Kathleen Williams Renk taught British, Irish, and Women’s literature for nearly three decades in the U.S. and abroad. She writes fiction, nonfiction, and literary criticism. While earning her Ph.D. in English at the University of Iowa, Williams Renk studied fiction writing with James Alan Macpherson, who won the Pulitzer Prize. In November 2020, Cuidono Press (Brooklyn) published her debut novel, Vindicated: A Novel of Mary Shelley, which won Story Circle Network’s 2021 May Sarton Award in Historical Fiction. Her second novel,The Rossetti Diaries, was published in November 2023 with Bedazzled Ink Publishing in California. In addition, she published Orphan Annie’s Sister, which focuses on her mother’s and her mother’s twin orphan experience during the Great Depression. Williams Renk’s short fiction, creative nonfiction, and poetry have appeared in Iowa City Magazine, Literary Yard, Page and Spine, CC & D Magazine, and the Scarlet Review. In her spare time, she plays violin and guitar. She also loves to hike on the Front Range in Colorado where she lives.
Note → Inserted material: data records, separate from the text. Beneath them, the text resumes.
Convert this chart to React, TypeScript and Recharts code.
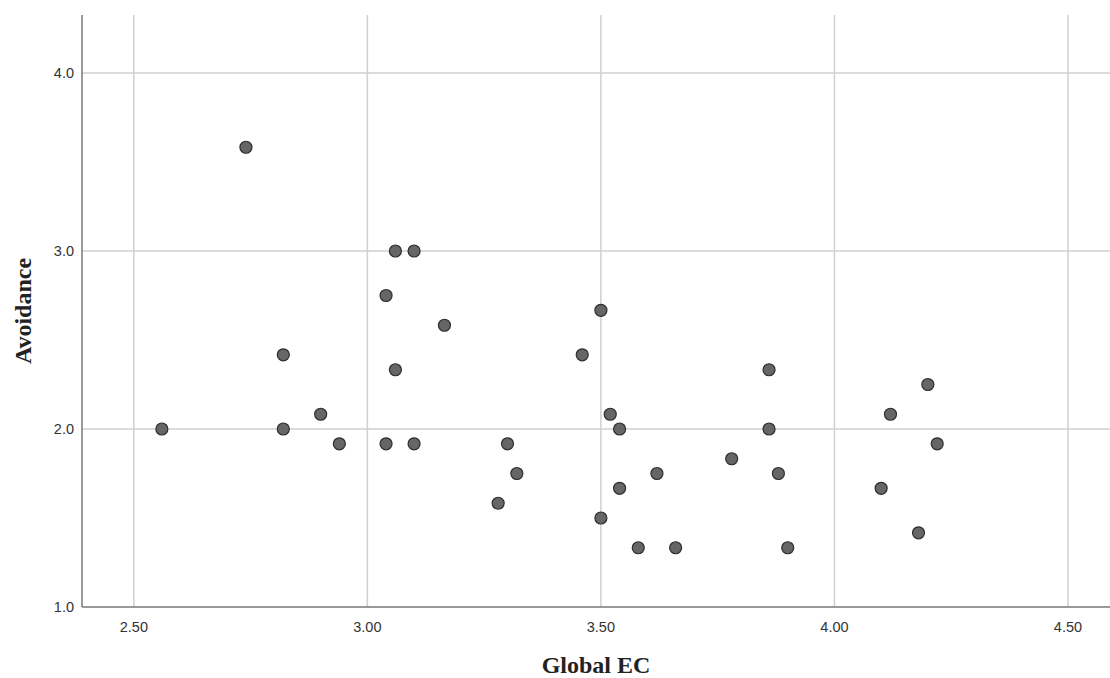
import { ScatterChart, Scatter, XAxis, YAxis, CartesianGrid, Label } from 'recharts';

// Global EC (x) and Avoidance (y), one entry per respondent
const globalEC = [
  2.56, 2.74, 2.82, 2.82, 2.90, 2.94, 3.04, 3.06, 3.10, 3.04,
  3.06, 3.10, 3.165, 3.28, 3.30, 3.32, 3.46, 3.50, 3.50, 3.52,
  3.54, 3.54, 3.58, 3.62, 3.66, 3.78, 3.86, 3.86, 3.88, 3.90,
  4.10, 4.12, 4.18, 4.20, 4.22,
];
const avoidance = [
  2.0, 3.583, 2.417, 2.0, 2.083, 1.917, 2.75, 3.0, 3.0, 1.917,
  2.333, 1.917, 2.583, 1.583, 1.917, 1.75, 2.417, 2.667, 1.5, 2.083,
  2.0, 1.667, 1.333, 1.75, 1.333, 1.833, 2.333, 2.0, 1.75, 1.333,
  1.667, 2.083, 1.417, 2.25, 1.917,
];
const xTicks = [2.5, 3.0, 3.5, 4.0, 4.5];
const yTicks = [1, 2, 3, 4];

const data = globalEC.map((x, i) => ({ x, y: avoidance[i] }));

const tickStyle = { fill: '#333', fontSize: 14.5, fontFamily: 'Liberation Sans, Arial, sans-serif' };
const titleFont = 'Liberation Serif, Times New Roman, serif';

function Dot(props: any) {
  const { cx, cy } = props;
  return <circle cx={cx} cy={cy} r={6} fill="#666" stroke="#2e2e2e" strokeWidth={1.2} />;
}

export default function App() {
  return (
    <div style={{ position: 'absolute', left: 0, top: 0, background: '#fff' }}>
      <ScatterChart width={1110} height={678} margin={{ top: 15, right: 0, bottom: 41, left: 22 }}>
        <CartesianGrid
          stroke="#cfcfcf"
          strokeWidth={1.5}
          horizontalValues={[2, 3, 4]}
          verticalValues={xTicks}
        />
        <XAxis
          type="number"
          dataKey="x"
          domain={[2.389, 4.59]}
          ticks={xTicks}
          tickFormatter={(v: number) => v.toFixed(2)}
          tick={tickStyle}
          tickLine={false}
          tickMargin={9}
          height={30}
          stroke="#777"
          strokeWidth={1.5}
        >
          <Label
            content={({ viewBox }: any) => (
              <text
                x={viewBox.x + viewBox.width / 2}
                y={viewBox.y + viewBox.height + 36}
                textAnchor="middle"
                fontFamily={titleFont}
                fontWeight="bold"
                fontSize={24}
                fill="#222"
              >
                Global EC
              </text>
            )}
          />
        </XAxis>
        <YAxis
          type="number"
          dataKey="y"
          domain={[1, 4.326]}
          ticks={yTicks}
          tickFormatter={(v: number) => v.toFixed(1)}
          tick={tickStyle}
          tickLine={false}
          width={60}
          stroke="#777"
          strokeWidth={1.5}
        >
          <Label
            content={({ viewBox }: any) => {
              const cx = viewBox.x + 1;
              const cy = viewBox.y + viewBox.height / 2;
              return (
                <text
                  x={cx}
                  y={cy}
                  transform={`rotate(-90 ${cx} ${cy})`}
                  textAnchor="middle"
                  dominantBaseline="central"
                  fontFamily={titleFont}
                  fontWeight="bold"
                  fontSize={24}
                  fill="#222"
                >
                  Avoidance
                </text>
              );
            }}
          />
        </YAxis>
        <Scatter data={data} shape={<Dot />} isAnimationActive={false} />
      </ScatterChart>
    </div>
  );
}
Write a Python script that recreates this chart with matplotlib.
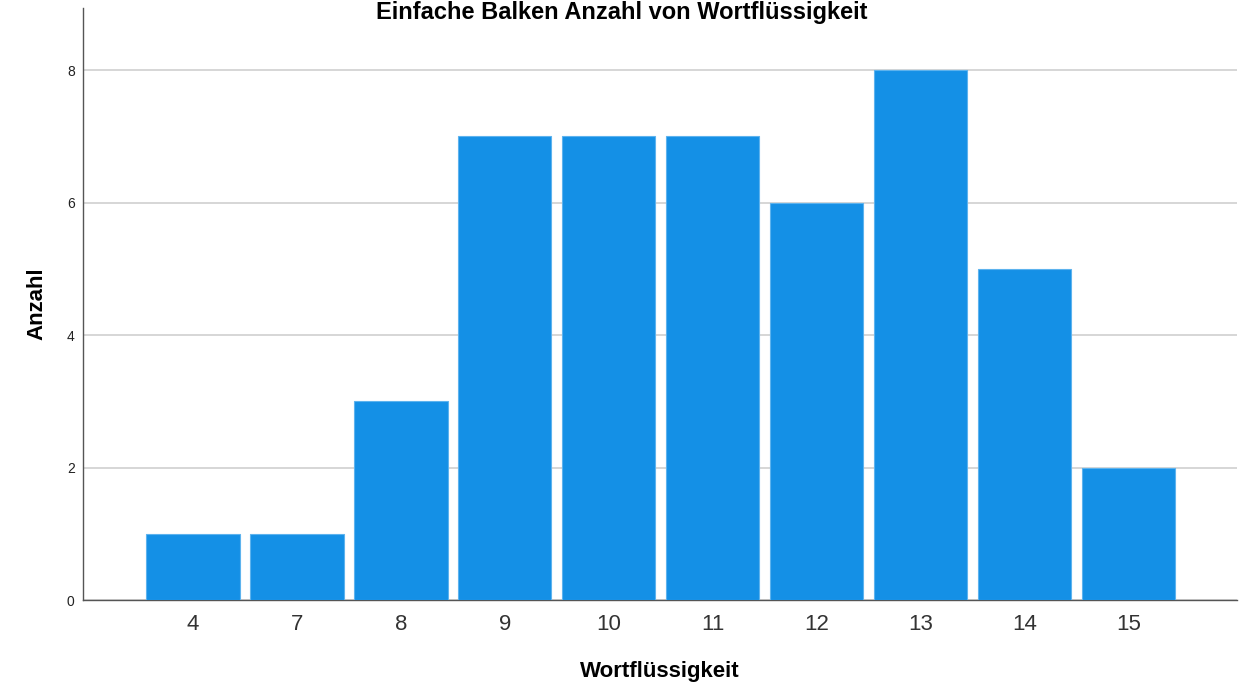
import numpy as np
import matplotlib.pyplot as plt

plt.rcParams["font.family"] = ["Liberation Sans", "DejaVu Sans"]

categories = ["4", "7", "8", "9", "10", "11", "12", "13", "14", "15"]
counts = [1, 1, 3, 7, 7, 7, 6, 8, 5, 2]
y_ticks = [0, 2, 4, 6, 8]

bar_color = "#1490E6"

fig = plt.figure(figsize=(12.43, 6.87), dpi=100)
ax = fig.add_axes([83 / 1243, 1 - 600 / 687, (1237 - 83) / 1243, (600 - 8) / 687])

x = np.arange(len(categories))
ax.bar(x, counts, width=0.895, color=bar_color, edgecolor="#5DB3EE", linewidth=0.8, zorder=3)

ax.set_xlim(-1.058, 10.04)
ax.set_ylim(0, 8.94)
ax.set_xticks(x)
ax.set_xticklabels(categories, fontsize=16, color="#333333")
ax.set_yticks(y_ticks)
ax.set_yticklabels([str(v) for v in y_ticks], fontsize=10, color="#222222")
ax.tick_params(axis="both", length=0)
ax.tick_params(axis="x", pad=10)
ax.tick_params(axis="y", pad=6)

ax.yaxis.grid(True, color="#CFCFCF", linewidth=1.2, zorder=0)
ax.set_axisbelow(True)
for side in ["top", "right"]:
    ax.spines[side].set_visible(False)
for side in ["left", "bottom"]:
    ax.spines[side].set_color("#555555")
    ax.spines[side].set_linewidth(1.0)

ax.set_xlabel("Wortflüssigkeit", fontsize=16, fontweight="bold", labelpad=19)
ax.set_ylabel("Anzahl", fontsize=16, fontweight="bold", labelpad=14)

fig.text(0.5, 0.999, "Einfache Balken Anzahl von Wortflüssigkeit",
         ha="center", va="top", fontsize=17, fontweight="bold")

fig.savefig("out.png", dpi=100)
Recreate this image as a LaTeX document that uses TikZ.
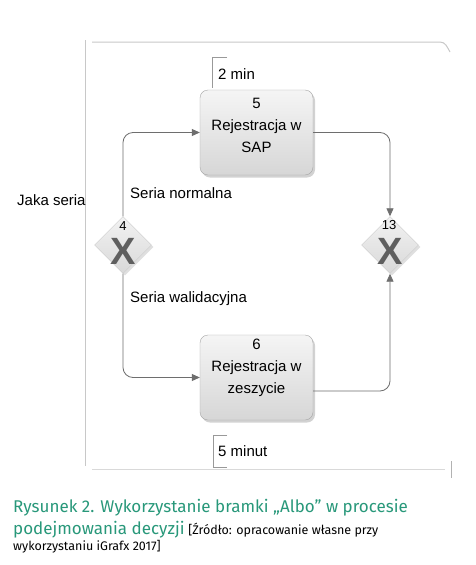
\documentclass[tikz,border=0pt]{standalone}
\usepackage{fontspec}
\setmainfont{Liberation Sans}
\newfontfamily\capfont{Fira Sans}
\usetikzlibrary{shapes.geometric,shadows,arrows.meta}
\definecolor{capgreen}{RGB}{40,152,122}
\definecolor{linegray}{RGB}{110,110,110}
\definecolor{framegray}{RGB}{200,200,200}
\definecolor{xgray}{RGB}{95,95,95}
\tikzset{
  taskbox/.style={draw=gray!70, rounded corners=8pt, minimum width=113pt, minimum height=85pt,
    top color=gray!8, bottom color=gray!32, inner sep=0pt,
    drop shadow={shadow xshift=2pt, shadow yshift=-2.5pt, opacity=0.35}},
  boxtext/.style={align=center, font=\fontsize{15}{22}\selectfont, inner sep=0pt},
  gate/.style={diamond, aspect=1, minimum width=57pt, minimum height=57pt, inner sep=0pt,
    draw=gray!40, top color=gray!10, bottom color=gray!30,
    drop shadow={shadow xshift=2pt, shadow yshift=-2pt, opacity=0.25}},
  gatenum/.style={font=\fontsize{13}{15}\selectfont, inner sep=0pt},
  xmark/.style={text=xgray, font=\bfseries\fontsize{38}{38}\selectfont, inner sep=0pt},
  flow/.style={draw=linegray, line width=0.8pt, rounded corners=10pt,
    -{Triangle[width=7pt,length=8pt]}},
  lbl/.style={font=\fontsize{15}{18}\selectfont, inner sep=0pt, anchor=base west},
  bracket/.style={draw=gray!80, line width=0.7pt},
  frame/.style={draw=framegray, line width=1pt},
  captxt/.style={anchor=base west, inner sep=0pt, text=capgreen, font=\capfont\fontsize{17}{20}\selectfont},
  srctxt/.style={anchor=base west, inner sep=0pt, font=\capfont\fontsize{12.5}{15}\selectfont},
}
\begin{document}
\begin{tikzpicture}[x=1pt,y=-1pt]
\useasboundingbox[fill=white] (0,0) rectangle (476,565);
% frame
\draw[frame] (85,40) -- (85,466);
\draw[frame] (92,42) -- (440,42) to[out=0,in=120] (450,52);
\draw[frame, draw=framegray!70] (92,469) -- (445,469);
\draw[frame, draw=gray!60] (451,461) -- (451,478);
% tasks
\node[taskbox] (t5) at (256.5,132.5) {};
\node[boxtext] (t5l) at (256.5,125) {5\\Rejestracja w\\SAP};
\node[taskbox] (t6) at (256.5,377.5) {};
\node[boxtext] (t6l) at (256.5,368) {6\\Rejestracja w\\zeszycie};
% gateways
\node[gate] (g4) at (123,245) {};
\node[xmark, anchor=base] (x4) at (123,264) {X};
\node[gatenum] (g4n) at (123,226) {4};
\node[gate] (g13) at (390,245) {};
\node[xmark, anchor=base] (x13) at (390,264) {X};
\node[gatenum] (g13n) at (389,225) {13};
% flows
\draw[flow] (g4.north) |- (t5.west);
\draw[flow] (g4.south) |- (t6.west);
\draw[flow] (t5.east) -| (g13.north);
\draw[flow] ([yshift=-13.5pt]t6.east) -| (g13.south);
% labels
\node[lbl] (ln) at (130,198) {Seria normalna};
\node[lbl] (lw) at (130,302) {Seria walidacyjna};
\node[lbl] (lj) at (17,205) {Jaka seria};
% annotations
\draw[bracket] (227,57) -- (212,57) -- (212,88);
\node[lbl] (a2) at (218,79) {2 min};
\draw[bracket] (227,435) -- (213,435) -- (213,467) -- (227,467);
\node[lbl] (a5) at (218,456) {5 minut};
% caption
\node[captxt] (c1) at (13,512) {Rysunek 2. Wykorzystanie bramki „Albo” w procesie};
\node[captxt] (c2) at (13,534) {podejmowania decyzji};
\node[srctxt] (c3) at (c2.base east) {\ [Źródło: opracowanie własne przy};
\node[srctxt] (c4) at (13,550) {wykorzystaniu iGrafx 2017]};
\end{tikzpicture}
\end{document}
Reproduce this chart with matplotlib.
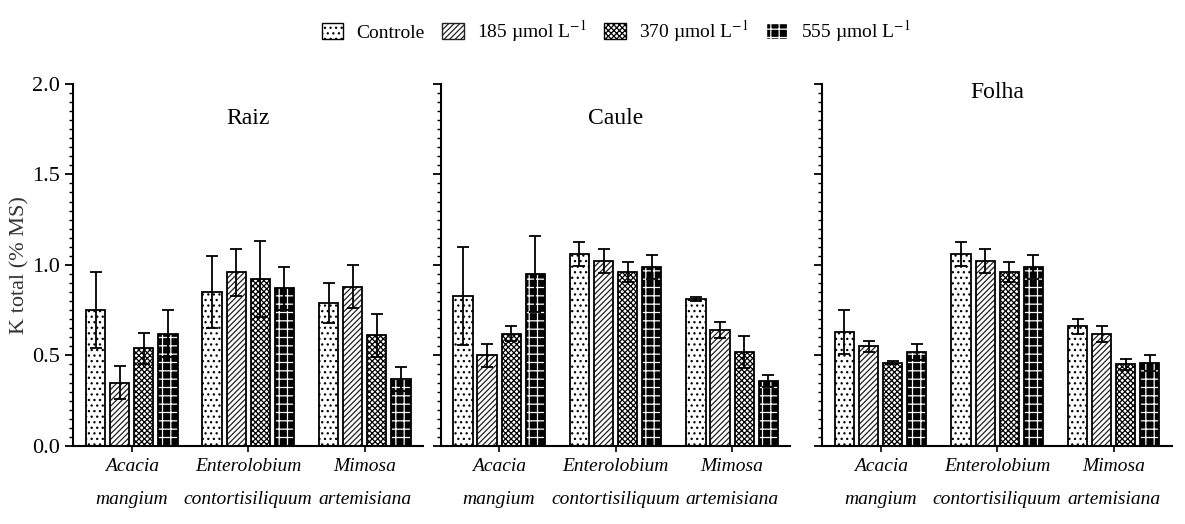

Mary Helen Stefaniak’s third novel, The World of Pondside, was published by Blackstone Publishing in April 2022. In October of the same year, the University of Iowa Press released her first nonfiction book, The Six-Minute Memoir: Fifty-Five Short Essays on Life, selected from 20+ years of her Alive and Well column in The Iowa Source. A native of Milwaukee, Mary Helen now divides her time between Iowa City, where she and her husband John live in a 168-year-old stagecoach inn they restored, and Omaha, where she is Professor Emerita of English and Creative Writing at Creighton University. Her work has appeared in many publications, including The Iowa Review, EPOCH, The Yale Review, AGNI, The Antioch Review, The North American Review, Cream City Review, and Bardball, as well as several anthologies, including New Stories from the South: The Year’s Best 2000 & 2006 (Algonquin Books) and A Different Plain (University of Nebraska Press). She has also served as a commentator on Iowa Public Radio, a columnist for The Iowa Source, a contributing editor for The Iowa Review, and a professor of creative writing in the International Summer School at Renmin University in Beijing. She often teaches in the M.F.A. program in writing at Pacific University in Oregon.